E6 has fiddled with the levels on their first five albums, alternately amping up the guitar histrionics or the synth pulse to suit their immediate needs. On their sixth album, Kill, they make more of an attempt to blend styles rather than swing wildly between them. The sextet’s highly charged Tubes-jumps-the-Dictators Rock is appointed with their manic brand of synth-drenched Dance Pop, all of it ratcheted up to adrenaline-spiking and ear-shredding levels.
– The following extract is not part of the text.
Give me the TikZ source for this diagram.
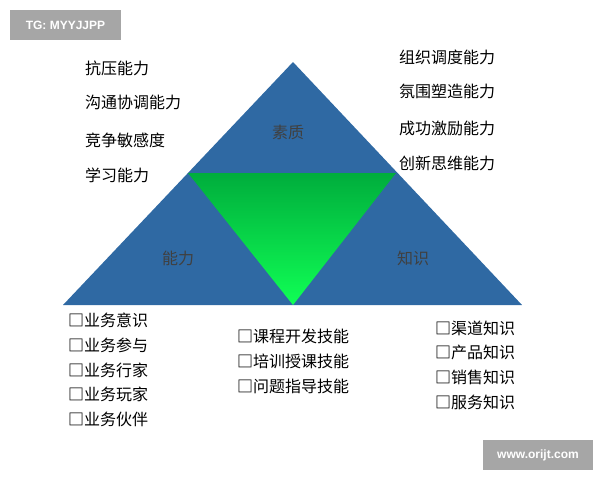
\documentclass[tikz,border=0pt]{standalone}
\usepackage{fontspec}
\setmainfont{Noto Sans CJK SC}[BoldFont={Noto Sans CJK SC Bold}]
\setsansfont{Liberation Sans}
\definecolor{pyrblue}{HTML}{2F69A3}
\definecolor{topgreen}{HTML}{00AD3C}
\definecolor{lowgreen}{HTML}{10FF55}
\definecolor{markgray}{HTML}{A6A6A6}
\newcommand{\chk}{{\bfseries □}}
\tikzset{
  item/.style={anchor=west, font=\fontsize{16}{18}\selectfont, inner sep=0pt},
  part/.style={font=\fontsize{16}{18}\selectfont, text=black!75},
  markbox/.style={fill=markgray, text=white, font=\sffamily\bfseries\fontsize{12}{14}\selectfont}
}
\begin{document}
\begin{tikzpicture}[x=1pt, y=-1pt]
  \useasboundingbox (0,0) rectangle (600,480);

  % === Triangolo ===
  \coordinate (apex) at (293,62);
  \coordinate (bl) at (63,305);
  \coordinate (br) at (522,305);
  \coordinate (ml) at (188,173);
  \coordinate (mr) at (396,173);
  \coordinate (mb) at (293,305);
  \fill[pyrblue] (apex) -- (br) -- (bl) -- cycle;
  \shade[top color=topgreen, bottom color=lowgreen] (ml) -- (mr) -- (mb) -- cycle;

  \node[part] (suzhi) at (288,132) {素质};
  \node[part] (nengli) at (178,258) {能力};
  \node[part] (zhishi) at (413,258) {知识};

  % === Testi a sinistra e a destra ===
  \node[item] (l1) at (85,68) {抗压能力};
  \node[item] (l2) at (85,102) {沟通协调能力};
  \node[item] (l3) at (85,140) {竞争敏感度};
  \node[item] (l4) at (85,175) {学习能力};
  \node[item] (r1) at (399,57) {组织调度能力};
  \node[item] (r2) at (399,91) {氛围塑造能力};
  \node[item] (r3) at (399,128) {成功激励能力};
  \node[item] (r4) at (399,163) {创新思维能力};

  % === Elenchi in basso ===
  \node[item] (b1) at (68,320) {\chk 业务意识};
  \node[item] (b2) at (68,345) {\chk 业务参与};
  \node[item] (b3) at (68,370) {\chk 业务行家};
  \node[item] (b4) at (68,394) {\chk 业务玩家};
  \node[item] (b5) at (68,419) {\chk 业务伙伴};
  \node[item] (c1) at (237,336) {\chk 课程开发技能};
  \node[item] (c2) at (237,361) {\chk 培训授课技能};
  \node[item] (c3) at (237,386) {\chk 问题指导技能};
  \node[item] (d1) at (435,328) {\chk 渠道知识};
  \node[item] (d2) at (435,352) {\chk 产品知识};
  \node[item] (d3) at (435,377) {\chk 销售知识};
  \node[item] (d4) at (435,402) {\chk 服务知识};

  % Filigrane
  \node[markbox, minimum width=111pt, minimum height=30pt] (tg) at (65.5,25) {TG: MYYJJPP};
  \node[markbox, minimum width=110pt, minimum height=30pt] (web) at (538,455) {www.orijt.com};
\end{tikzpicture}
\end{document}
All of this is shepherded along by Valentine, this generation’s Fee Waybill and a lyricist of rare power and heart-stoppingly hilarious humor who is serious only about his band’s good time.

From the Disco cannonball explosions of “Bodyshot” and “The Newark Airport Boogie” to the detective theme swagger of “My Idea of Fun” to the full bore amps-to-11 assault of “One Sick Puppy,” “Escape From Ohio” and the punky samba of “You’re Bored,” Electric Six has impossibly moved toward the center of their broadly-spectrumed sound while amplifying the most extreme aspects at both ends.

No one can accuse Mike Doughty of being unresponsive to his fanbase. When he fielded a lot of negative reaction to the Pop simplicity of last year’s Golden Delicious, he took the criticism to heart and fashioned the songs on his new album, Sad Man Happy Man, with the incisively biting and jerkily syncopated lyrical quality as his Soul Coughing and early solo work.

At the same time, he streamlined his musical direction, returning to the acoustic approach of his solo debut, 2000’s Skittish, while borrowing bits and shards of the textural sonic appointments that have graced much of his studio output.

As a result, Sad Man Happy Man plays like a hybrid of Doughty’s creative spectrum to date, from the campfire singalong (provided you brought a cello to the campfire) of “Nectarine (part two),” the Pop acoustic ache of “(I Want to) Burn You (Down)” to the Soul Coughing acrobatics of “(You Should Be) Doubly (Gratified).” Another dichotomy on Sad Man Happy Man, exemplified in the album’s title, is Doughty’s dual lyrical focus, which shifts from intimate self-examination — inspired by an emotional break-up — to an outer-directed worldview perspective, inspired by the national and global economic meltdown. “Pleasure on Credit” swings and swaggers like vintage Soul Coughing mashed up with Beck as Doughty spins a raspy rap detailing the politics of greed. “How to Fuck a Republican” is a gritty Folk ode about sex on the right, while “(I Keep On) Rising Up” and “Lorna Zauberberg” are Folk/Pop jaunts through Doughty’s relationship pain. And for drug culture cred, you can’t do better than “Lord Lord Help Me Just to Rock Rock On,” which is destined to wind up in the soundtrack of an upcoming episode of CSI.

However he chooses to express it, Mike Doughty is zeroing in on a fascinating and unique musical synthesis that will suit him until it doesn’t, after which he’ll fold in something else to pique his own creative interest. Until then, Sad Man Happy Man and pretty much the whole of Doughty’s catalog is just fine with us.